"It's been the mission of a lifetime for all of us."

The Wiggles

Its mission might be over, but it's not dead just yet!

Last week, NASA tragically revealed that its beloved Mars helicopter, Ingenuity, had sustained too much damage to its rotor blades to continue its mission — bringing the brave chopper's groundbreaking Martian journey to an end.

But while the four-legged helicopter may no longer be able to take flight, NASA does have one more task for its scrappy aircraft: twitching around a little.

Yes, really. According to Space.com, in a livestream on Thursday, NASA Jet Propulsion Laboratory (JPL) scientist and Ingenuity team leader Teddy Tzanetos noted that he and his team are planning to rotate and "wiggle" Ingenuity's wings a bit over the next few days. Though Ingenuity's damage is evident, NASA still isn't clear on what exactly happened to the chopper, nor how extensive the destruction is. Thus, in its final days, Ingenuity is tasked with taking videos as it wiggles and twirls about in a last-ditch effort to help NASA understand as much about its demise as possible.

Ingenuity Forever

Even in its death, Ingenuity — the first humanmade craft to execute a controlled flight on another planet — is the gift that keeps giving. When it first landed on Earth's dusty red neighbor back in 2021, Ingenuity was expected to complete just five flights. It far surpassed expectations, going aloft on an incredible 72 occasions.

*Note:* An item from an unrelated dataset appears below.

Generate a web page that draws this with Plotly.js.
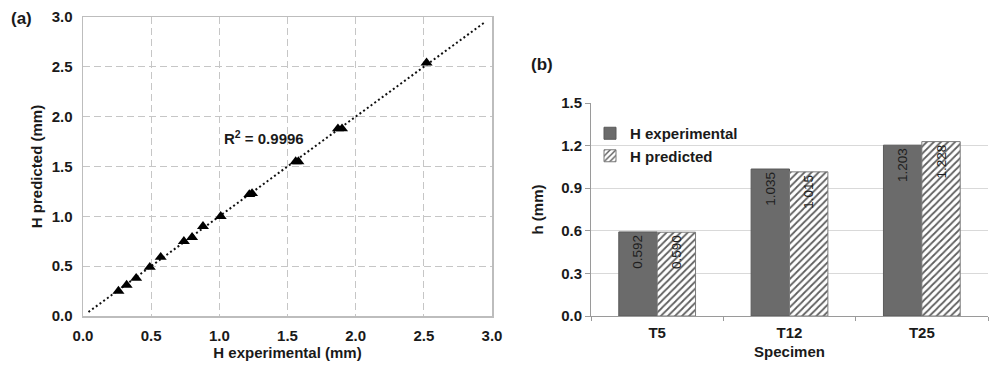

"The NASA JPL team didn't just demonstrate the technology," NASA's Mars Exploration Program Deputy Director Tiffany Morgan said during the livestream, according to Space.com, "they demonstrated an approach that if we use in the future will really help us to explore other planets and be as awe-inspiring, as amazing, as Ingenuity has been."

Beyond its more personal achievements, Ingenuity also proved to be a terrific partner for NASA's still-kicking Mars rover Perseverance. As the rover rolled around on the dusty red planet below, Ingenuity was able to provide aerial support, scouting the Martian surface for interesting features and potential dangers. As Morgan reportedly added in the livestream, this "allowed the planners to navigate the terrain as well as to identify potentially compelling science targets."

But while Ingenuity's work might be done, its legacy will surely live on.

"I really look forward to the future," said Morgan, according to Space.com, "and what we can do with the offspring of Ingenuity."

"We couldn't be prouder or happier with how our little baby has done," added Tzanetos. "It's been the mission of a lifetime for all of us."